Monday, June 18, 2007

June 18 - Geiranger to Fjaerland/Mundal

When we awoke this morning, the tops of the peaks around Geiranger were shrouded in cloud, meaning that to drive out of the fjord, we would be driving up and through these clouds. We encountered the cloud ceiling at about 600 m, and were still in dense cloud at 1000 m when we went over the pass south of Geiranger. We were sure glad to have come up this way yesterday to see everything in sunshine.

As we headed down the other side of the pass, the cloud thinned, and the sun broke through at about 650 m. So down the other side we traveled until we reached first the Jostedalsbreen National Park Centre, and then on to Stryn on the north shore of Nordfjorden. From there, we headed around the head of the fjord and along the south shore to Olden. All around us were tall snow-capped mountains (1500 - 2100 m) that rose dramatically and majestically above the lush green farmlands surrounding the fjord.

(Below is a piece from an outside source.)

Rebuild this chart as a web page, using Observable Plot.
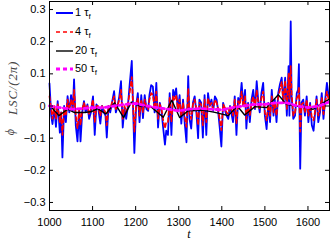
<!DOCTYPE html>
<html><head><meta charset="utf-8">
<script src="https://cdn.jsdelivr.net/npm/d3@7"></script>
<script src="https://cdn.jsdelivr.net/npm/@observablehq/plot@0.6"></script>
<style>body{margin:0;background:#fff}</style>
</head><body><div id="chart"></div>
<script>
const times = [1000,1004,1007,1011,1015,1019,1024,1027,1030,1034,1038,1042,1046,1050,1054,1057,1061,1065,1069,1072,1076,1080,1084,1088,1092,1096,1101,1105,1109,1113,1118,1122,1126,1130,1133,1137,1141,1145,1150,1154,1158,1162,1166,1170,1174,1178,1182,1186,1191,1197,1201,1205,1209,1213,1217,1221,1225,1229,1232,1236,1240,1244,1248,1252,1256,1260,1264,1268,1271,1275,1279,1283,1287,1290,1294,1298,1302,1306,1310,1314,1318,1322,1325,1329,1333,1337,1341,1345,1348,1352,1356,1360,1364,1368,1372,1376,1380,1384,1388,1391,1395,1399,1403,1407,1411,1415,1419,1422,1426,1430,1434,1438,1442,1446,1450,1454,1457,1461,1465,1469,1473,1477,1481,1485,1488,1492,1496,1500,1504,1508,1512,1516,1520,1523,1527,1531,1535,1539,1543,1547,1551,1555,1557,1560,1562,1566,1570,1574,1577,1579,1582,1585,1589,1593,1597,1601,1605,1609,1613,1616,1620,1624,1628,1632,1636,1640,1644,1648];
const tau1 = [0.07,-0.03,-0.056,-0.005,-0.065,0.015,-0.083,-0.02,-0.16,0.0,-0.05,0.031,-0.02,0.034,-0.015,0.083,-0.06,-0.11,-0.01,-0.11,-0.02,0.015,-0.02,0.005,-0.04,-0.02,0.03,-0.09,0.005,-0.005,-0.055,0.0,-0.02,-0.03,-0.098,0.0,-0.02,0.01,0.046,-0.02,0.0,0.03,0.077,-0.067,-0.005,-0.04,0.0,0.065,0.14,-0.146,0.0,0.04,-0.05,0.034,-0.038,0.034,-0.01,-0.015,0.034,0.065,0.06,-0.02,0.072,-0.067,0.01,-0.015,-0.07,-0.12,-0.077,-0.09,0.04,-0.09,0.05,0.03,0.055,-0.015,0.034,-0.055,0.02,-0.055,-0.113,0.093,-0.04,-0.07,0.01,0.03,-0.02,-0.1,0.02,0.01,-0.098,0.034,-0.09,0.04,0.0,0.02,-0.015,0.03,0.02,-0.01,-0.065,-0.126,0.01,-0.01,-0.03,-0.04,0.0,-0.02,-0.05,0.03,-0.09,0.025,0.01,0.072,0.0,0.05,-0.07,0.01,-0.05,0.02,0.05,-0.01,0.077,0.01,-0.02,0.041,0.072,-0.03,-0.072,0.01,-0.05,0.05,-0.03,0.02,-0.05,0.04,0.068,0.088,0.01,0.088,-0.03,0.124,-0.03,0.263,0.03,-0.04,-0.03,0.04,0.05,0.13,-0.195,0.01,0.02,-0.03,0.03,-0.05,0.01,-0.06,-0.077,-0.03,0.03,-0.05,-0.02,0.04,-0.04,0.02,0.072,0.03];
const tau4 = [0.03,-0.01,-0.04,0.0,-0.04,0.005,-0.05,-0.02,-0.09,-0.01,-0.03,0.02,-0.01,0.02,-0.01,0.05,-0.03,-0.07,-0.01,-0.06,-0.01,0.01,-0.01,0.0,-0.025,-0.01,0.02,-0.05,0.0,0.0,-0.03,0.0,-0.01,-0.02,-0.06,0.0,-0.01,0.01,0.03,-0.01,0.0,0.02,0.05,-0.04,0.0,-0.02,0.005,0.04,0.09,-0.08,0.0,0.025,-0.03,0.02,-0.02,0.02,-0.005,-0.01,0.02,0.04,0.035,-0.01,0.045,-0.04,0.005,-0.01,-0.045,-0.07,-0.05,-0.05,0.025,-0.05,0.03,0.02,0.035,-0.01,0.02,-0.035,0.01,-0.035,-0.065,0.055,-0.02,-0.04,0.005,0.02,-0.01,-0.06,0.01,0.005,-0.06,0.02,-0.05,0.025,0.0,0.01,-0.01,0.02,0.01,-0.005,-0.04,-0.075,0.005,-0.005,-0.02,-0.025,0.0,-0.01,-0.03,0.02,-0.055,0.015,0.005,0.045,0.0,0.03,-0.04,0.005,-0.03,0.01,0.03,-0.005,0.05,0.005,-0.01,0.025,0.045,-0.02,-0.045,0.005,-0.03,0.03,-0.02,0.01,-0.03,0.03,0.05,0.075,0.01,0.08,-0.01,0.1,0.02,0.124,0.04,-0.03,-0.02,0.025,0.03,0.06,-0.08,0.005,0.01,-0.02,0.02,-0.03,0.005,-0.035,-0.045,-0.02,0.02,-0.03,-0.01,0.025,-0.025,0.01,0.045,0.02];
const t20 = [1000,1005,1022,1042,1057,1080,1096,1112,1131,1151,1158,1172,1190,1210,1236,1264,1284,1302,1322,1356,1384,1415,1436,1453,1477,1504,1531,1550,1581,1612,1626,1648];
const tau20 = [0.0,-0.005,-0.03,-0.01,-0.02,-0.02,-0.018,-0.008,-0.025,0.01,-0.005,-0.036,0.012,0.0,-0.003,-0.035,0.018,-0.036,-0.015,-0.013,-0.02,-0.03,0.0,-0.028,-0.002,-0.005,0.035,0.005,-0.002,-0.01,0.003,0.02];
const t50 = [1000,1025,1050,1075,1100,1125,1150,1175,1200,1225,1250,1275,1300,1325,1350,1375,1400,1425,1450,1475,1500,1525,1550,1575,1600,1625,1648];
const tau50 = [0.0,-0.005,-0.01,-0.008,-0.005,-0.005,0.0,0.005,0.008,0.0,-0.005,-0.01,-0.015,-0.01,-0.008,-0.01,-0.012,-0.005,0.0,0.005,0.005,0.01,0.01,0.0,-0.005,0.0,0.012];
const xTicks = [1000,1100,1200,1300,1400,1500,1600];
const yTicks = [-0.3,-0.2,-0.1,0,0.1,0.2,0.3];
const legendLabels = ["1", "4", "20", "50"];

const font = "'Liberation Sans', Arial, sans-serif";
const W = 332, H = 250, mL = 49, mR = 3, mT = 1, mB = 40;
const pw = W - mL - mR, ph = H - mT - mB;

const s1 = times.map((t, i) => ({t, v: tau1[i]}));
const s4 = times.map((t, i) => ({t, v: tau4[i]}));
const s20 = t20.map((t, i) => ({t, v: tau20[i]}));
const s50 = t50.map((t, i) => ({t, v: tau50[i]}));

const fmtY = d => d === 0 ? "0" : d3.format(".1f")(d).replace("-", "\u2212");

const svg = Plot.plot({
  width: W, height: H,
  marginLeft: mL, marginRight: mR, marginTop: mT, marginBottom: mB,
  style: {fontFamily: font, fontSize: "11px", background: "#fff", color: "#000"},
  x: {domain: [1000, 1650]},
  y: {domain: [-0.325, 0.325]},
  marks: [
    Plot.line(s1, {x: "t", y: "v", stroke: "#0000ff", strokeWidth: 1.8}),
    Plot.line(s4, {x: "t", y: "v", stroke: "#ff0000", strokeWidth: 1.7, strokeDasharray: "4,3"}),
    Plot.line(s20, {x: "t", y: "v", stroke: "#000", strokeWidth: 1.4}),
    Plot.line(s50, {x: "t", y: "v", stroke: "#ff00ff", strokeWidth: 2.8, strokeDasharray: "4,3"}),
    Plot.tickX(xTicks, {x: d => d, insetTop: ph - 4, stroke: "#000"}),
    Plot.tickX(xTicks, {x: d => d, insetBottom: ph - 4, stroke: "#000"}),
    Plot.tickY(yTicks, {y: d => d, insetRight: pw - 4, stroke: "#000"}),
    Plot.tickY(yTicks, {y: d => d, insetLeft: pw - 4, stroke: "#000"}),
    Plot.axisX({ticks: xTicks, tickSize: 0, tickPadding: 8, tickFormat: d => String(d), label: null, fontSize: 11}),
    Plot.axisY({ticks: yTicks, tickSize: 0, tickPadding: 4, tickFormat: fmtY, label: null, fontSize: 11}),
    Plot.frame({stroke: "#000", strokeWidth: 1})
  ]
});

const sel = d3.select(svg);
// axis labels
const yl = sel.append("text")
  .attr("transform", "translate(15,98) rotate(-90)")
  .attr("text-anchor", "middle")
  .attr("font-family", "'Liberation Serif', 'DejaVu Serif', serif")
  .attr("font-style", "italic")
  .attr("font-size", 12)
  .attr("fill", "#444");
yl.append("tspan").attr("dy", -1).text("\u03d5");
yl.append("tspan").attr("dx", 14).attr("dy", 3).attr("font-size", 13).attr("letter-spacing", 0.8).text("LSC/(2\u03c0)");
sel.append("text")
  .attr("x", mL + pw / 2).attr("y", 238)
  .attr("text-anchor", "middle")
  .attr("font-family", "'Liberation Serif', 'DejaVu Serif', serif")
  .attr("font-style", "italic").attr("font-size", 12).attr("fill", "#000").text("t");

// legend
const lg = sel.append("g").attr("font-family", font).attr("font-size", 11).attr("text-anchor", "start");
const styles = [
  {c: "#0000ff", w: 2, d: null},
  {c: "#ff0000", w: 1.7, d: "4,3"},
  {c: "#000", w: 1.4, d: null},
  {c: "#ff00ff", w: 2.8, d: "4,3"}
];
const ly = [13, 32, 51, 69];
legendLabels.forEach((lab, i) => {
  const st = styles[i];
  lg.append("line").attr("x1", 56).attr("x2", 73).attr("y1", ly[i]).attr("y2", ly[i])
    .attr("stroke", st.c).attr("stroke-width", st.w).attr("stroke-dasharray", st.d);
  const tx = lg.append("text").attr("x", 75).attr("y", ly[i] + 3).attr("fill", "#000").attr("text-anchor", "start");
  tx.append("tspan").text(lab + " \u03c4");
  tx.append("tspan").attr("dy", 3).attr("font-size", 8).text("f");
});

document.getElementById("chart").appendChild(svg);
</script>
</body></html>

At the head of the Oldedal Valley is Briksdalsbreen, a tongue of the Jostedalsbreen Ice Cap . The ice cap, mainland Europe’s largest, covers an area of almost 500 km2 and 400 m thick in places. With global warming, the toe of the glacier has retreated about 150 m during the past 10 years.

We stopped for lunch overlooking Nordfjorden just above Utvik in the bright sunshine. As we drove over Utvikfjellen towards Byrkjelo, the phone rang, just as we were passing a downhill ski area. It was Eric, so pulled over for a quick roadside chat.

On then, down a narrow U-shaped valley, Valedalen, with trees extending all the way up to the skyline. At Skei, we decided to head towards Fjaerland & Mundal to see the Boyabreen and Supphellebreen glacier tongues (part of Jostedalsbreen), and the Norwegian Glacier Museum. Until recently, both of the glacier tongues were quite easily accessible, but now, they too have retreated upwards several hundred metres, leaving a rocky and cliffed pathway that is inaccessible to most people. It was fun to see the rugged and extensively crevassed blue-green ice at the ends of the glacier tongues.

We should mention too that the lake valley that extends southeast from Skei is quite spectacular with its sheer rocky sides that appear to be eroding in sheets from the dome-like mountains. Along this section of highway, there are some tunnels, including one that is almost 7 km in length.

At this point, it suddenly dawned on us that it was early evening, and time to stop. The day had flown by. We decided to look for accommodation in the Fjaerland/Mundal area, and here we are for the night in a small hotel on the shores of Fjaerlandsfjorden, a north trending arm from Sognefjorden to the south.

And that ends what seems to have been our ‘glacier day’.

2 comments:

Anonymous said...

It is really too bad that you are having to endure this trip. It must be extremely hard on the eyes having to watch so carefully that you do not miss something! And all that scenery must be getting boring by now. Same old, same old. You will be so glad to get back to your mundane life in Calgary and back to reality. HA!
Love ya both, Val

DeAnne & Glenn said...

Hello from the Rock!

Sounds like you two are having a wonderful time. Thanks for sharing the adventure. WOW!!!

Question: Are you sick of ice cream yet???

PS: We accidently posted our comment on the wrong Blog page so we're posting it again so that you get our Newfie greeting.